Ekonomimizin içinde bulunduğu garabetin üstüne bir de deprem felaketleri düştü. İktidarın dahi kabul ettiği rakamlara göre bunların ülkemize getirdiği ek maliyet 104 milyar dolar, yani yıllık milli gelirimizin %12 civarıdır.
İktidar büyük bir tornistan yaparak yüzünü yeniden Batı’ya döndü. Finlandiya’nın NATO üyeliğine onay vermek, Rusya ile transit malı ticaretini durdurmak, havaalanlarımızda Rus uçaklarına yer hizmeti verilmemesi kararı, ABD, Yunanistan vs gibi ülkelerle havayı yumuşatmaya çalışmak bence bir tesadüf değil. Bir anda Mavi Vatan ve Ege adaları sorunları kenara itildi, Yunanistan’la tekrar diyalog kuruldu.
Ayrıca geçtiğimiz hafta başında AB ve dönem başkanı İsveç önderliğinde Brüksel’de toplanan bağışçılar konferansı da önemli bir olay teşkil etmiştir. NATO üyeliğini engellemeye çalıştığımız İsveç 45 milyon Euro, hatta Güney Kıbrıs bile yarım milyon Euro vaat etmiştir. Ancak toplam 6 milyarlık yardım yaraları sarmaya yetmeyecektir. Kaldı ki bu paralar da iktidarın istediğinin aksine Hazineye nakit olarak değil, AB ve dünya standartlarına uygun projelere tahsis edilecektir. Deprem bölgesinde ayakta durmuş binaların AB parasıyla inşa edilmiş olmaları dikkatten kaçmadı.
Ancak bu para tabii ki yetmeyecektir. Türkiye’nin kendi kaynaklarıyla 100 milyar dolarlık bir fazla üretmesi herhalde gerçekçi bir hedef teşkil etmemektedir. Bunun için başka kaynaklara müracaat etmek halkın refahının birden sert bir şekilde düşmesini engelleyecektir.
Buna rağmen, iktidar ve muhalefet öcü haline getirilmiş olan IMF’den hiç bahsetmemekte, en azından seçim öncesinde deprem yaralarının ek vergiler vs ile sarılabileceği intibaını vermeye çalışmaktadırlar. Bunu bir ölçüde anlamak mümkün. Yaratılan öcüye başvurmak muhakkak ki seçim kazandıracak bir vaat değildir.
IMF desteği olmadan da belki dış finansman kaynakları bulunabilir. Ancak şimdi gördüğümüz gibi bunu bedeli çok yüksek olabilmektedir. Türkiye dış borçlarını astronomik faizlerle karşılamaktadır.

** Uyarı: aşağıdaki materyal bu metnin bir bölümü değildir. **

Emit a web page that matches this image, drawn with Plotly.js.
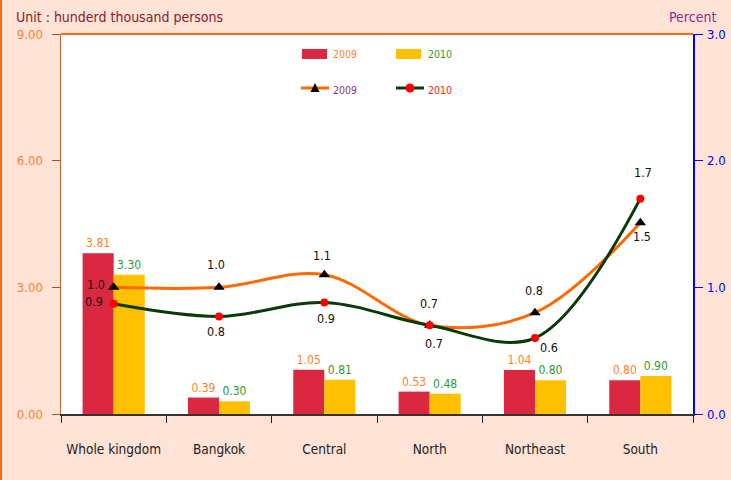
<!DOCTYPE html>
<html>
<head>
<meta charset="utf-8">
<script src="https://cdn.plot.ly/plotly-3.0.1.min.js"></script>
<style>
html,body{margin:0;padding:0;background:#FFE3D6;}
#wrap{position:relative;width:731px;height:480px;}
#chart{width:731px;height:480px;}
#edge{position:absolute;left:0;top:0;width:2px;height:480px;background:#FF6A13;}
</style>
</head>
<body>
<div id="wrap"><div id="chart"></div><div id="edge"></div></div>
<script>
const categories = ["Whole kingdom", "Bangkok", "Central", "North", "Northeast", "South"];
const bars2009 = [3.81, 0.39, 1.05, 0.53, 1.04, 0.80];
const bars2010 = [3.30, 0.30, 0.81, 0.48, 0.80, 0.90];
const pct2009 = [1.00, 1.00, 1.10, 0.70, 0.80, 1.51];
const pct2010 = [0.87, 0.77, 0.88, 0.70, 0.60, 1.70];
const leftTicks = [0, 3, 6, 9];
const leftTickText = ["0.00", "3.00", "6.00", "9.00"];
const rightTicks = [0, 1, 2, 3];
const rightTickText = ["0.0", "1.0", "2.0", "3.0"];
const legendLabels = ["2009", "2010"];

const FONT = "'DejaVu Sans Condensed', 'DejaVu Sans', sans-serif";

// label offsets (pixels) for the percent labels
const off2009 = [[-18, 3], [-3, 23], [-2, 19], [-1, 22], [-1, 22], [2, -14]];
const off2010 = [[-20, 2], [-3, -15], [2, -16], [4, -18], [14, -9], [3, 26]];

// plot area geometry in pixels
const M = {l: 61, r: 38, t: 34, b: 66};
const PW = 731 - M.l - M.r, PH = 480 - M.t - M.b;
const px = x => (x - M.l) / PW;
const py = y => (480 - M.b - y) / PH;

const traces = [
  {
    type: 'bar', x: categories, y: bars2009, name: legendLabels[0], showlegend: false,
    marker: {color: '#D92840'}, texttemplate: '%{y:.2f}', textposition: 'outside',
    textfont: {color: '#FF7F27', size: 12, family: FONT}, cliponaxis: false, hoverinfo: 'skip'
  },
  {
    type: 'bar', x: categories, y: bars2010, name: legendLabels[1], showlegend: false,
    marker: {color: '#FFC000'}, texttemplate: '%{y:.2f}', textposition: 'outside',
    textfont: {color: '#2E9A2E', size: 12, family: FONT}, cliponaxis: false, hoverinfo: 'skip'
  },
  {
    type: 'scatter', mode: 'lines+markers', x: categories, y: pct2009, yaxis: 'y2',
    name: legendLabels[0], showlegend: false,
    line: {color: '#FF6A00', width: 3, shape: 'spline', smoothing: 1},
    marker: {symbol: 'triangle-up', color: '#000000', size: 10}, cliponaxis: false, hoverinfo: 'skip'
  },
  {
    type: 'scatter', mode: 'lines+markers', x: categories, y: pct2010, yaxis: 'y2',
    name: legendLabels[1], showlegend: false,
    line: {color: '#0A3A0A', width: 3, shape: 'spline', smoothing: 1},
    marker: {symbol: 'circle', color: '#FF0000', size: 8}, cliponaxis: false, hoverinfo: 'skip'
  }
];

const annotations = [];
categories.forEach((c, i) => {
  annotations.push({x: c, y: pct2009[i], xref: 'x', yref: 'y2', text: pct2009[i].toFixed(1),
    showarrow: false, xshift: off2009[i][0], yshift: off2009[i][1],
    font: {size: 12.5, color: '#111', family: FONT}});
  annotations.push({x: c, y: pct2010[i], xref: 'x', yref: 'y2', text: pct2010[i].toFixed(1),
    showarrow: false, xshift: off2010[i][0], yshift: off2010[i][1],
    font: {size: 12.5, color: '#111', family: FONT}});
});
annotations.push(
  {text: 'Unit : hunderd thousand persons', xref: 'paper', yref: 'paper',
   x: px(14), y: py(17), xanchor: 'left', yanchor: 'middle', showarrow: false,
   font: {size: 14, color: '#8B1A2A', family: FONT}},
  {text: 'Percent', xref: 'paper', yref: 'paper',
   x: px(718), y: py(17), xanchor: 'right', yanchor: 'middle', showarrow: false,
   font: {size: 14, color: '#8E2C8E', family: FONT}},
  // manual legend labels
  {text: legendLabels[0], xref: 'paper', yref: 'paper', x: px(331), y: py(54), xanchor: 'left', yanchor: 'middle',
   showarrow: false, font: {size: 10.5, color: '#FF7F27', family: FONT}},
  {text: legendLabels[1], xref: 'paper', yref: 'paper', x: px(426), y: py(54), xanchor: 'left', yanchor: 'middle',
   showarrow: false, font: {size: 10.5, color: '#2E9A2E', family: FONT}},
  {text: legendLabels[0], xref: 'paper', yref: 'paper', x: px(331), y: py(90), xanchor: 'left', yanchor: 'middle',
   showarrow: false, font: {size: 10.5, color: '#8E2C8E', family: FONT}},
  {text: legendLabels[1], xref: 'paper', yref: 'paper', x: px(426), y: py(90), xanchor: 'left', yanchor: 'middle',
   showarrow: false, font: {size: 10.5, color: '#FF1A1A', family: FONT}}
);

const shapes = [
  {type: 'line', xref: 'paper', yref: 'paper', x0: 0, x1: 1, y0: 1, y1: 1, line: {color: '#FF6A13', width: 2}},
  // legend swatches
  {type: 'rect', xref: 'paper', yref: 'paper', x0: px(302), x1: px(327), y0: py(59), y1: py(49),
   fillcolor: '#D92840', line: {width: 0}},
  {type: 'rect', xref: 'paper', yref: 'paper', x0: px(396), x1: px(421), y0: py(59), y1: py(49),
   fillcolor: '#FFC000', line: {width: 0}},
  {type: 'line', xref: 'paper', yref: 'paper', x0: px(301), x1: px(329), y0: py(88), y1: py(88),
   line: {color: '#FF6A00', width: 3}},
  {type: 'path', xref: 'paper', yref: 'paper',
   path: `M ${px(310.5)} ${py(92)} L ${px(319.5)} ${py(92)} L ${px(315)} ${py(83)} Z`,
   fillcolor: '#000000', line: {width: 0}},
  {type: 'line', xref: 'paper', yref: 'paper', x0: px(396), x1: px(424), y0: py(88), y1: py(88),
   line: {color: '#0A3A0A', width: 3}},
  {type: 'circle', xref: 'paper', yref: 'paper', x0: px(405.5), x1: px(414.5), y0: py(92.5), y1: py(83.5),
   fillcolor: '#FF0000', line: {width: 0}}
];

const layout = {
  width: 731, height: 480,
  margin: M,
  paper_bgcolor: '#FFE3D6', plot_bgcolor: '#FFFFFF',
  font: {family: FONT, size: 12, color: '#222'},
  showlegend: false,
  barmode: 'group', bargap: 0.41, bargroupgap: 0,
  xaxis: {
    type: 'category', tickson: 'boundaries', ticks: 'outside', ticklen: 7, tickcolor: '#222',
    showline: true, linecolor: '#333', linewidth: 1.5, showgrid: false,
    tickfont: {size: 13.5, color: '#222', family: FONT}, ticklabelstandoff: 22
  },
  yaxis: {
    range: [0, 9], tickvals: leftTicks, ticktext: leftTickText, showgrid: false, zeroline: false,
    showline: true, linecolor: '#CF6630', linewidth: 1.5, ticks: 'outside', ticklen: 8, tickcolor: '#A0522D',
    tickfont: {size: 13, color: '#FF7F27', family: FONT}, ticklabelstandoff: 6
  },
  yaxis2: {
    range: [0, 3], tickvals: rightTicks, ticktext: rightTickText, overlaying: 'y', side: 'right',
    showgrid: false, zeroline: false, showline: true, linecolor: '#0000FF', linewidth: 1.5,
    ticks: 'outside', ticklen: 8, tickcolor: '#0000FF',
    tickfont: {size: 13, color: '#0000FF', family: FONT}, ticklabelstandoff: 2
  },
  shapes: shapes,
  annotations: annotations
};

Plotly.newPlot('chart', traces, layout, {displayModeBar: false, staticPlot: true});
</script>
</body>
</html>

IMF programının vereceği güvence bu faiz yükünü ve vatandaşın sırtındaki kamburu hafifletecektir.
Bence bir ilave faydası da özellikle son on yılda gittikçe artan miktarda gördüğümüz hesapsız harcamaların da dizginlenmesine yol açması olacaktır. Şimdiden buna hazırlıklı olalım, IMF’yi öcü olarak görmekten vazgeçelim derim. Muhalefetten de bunu açıkça ilan etmese dahi programını buna göre yapmasını beklerim.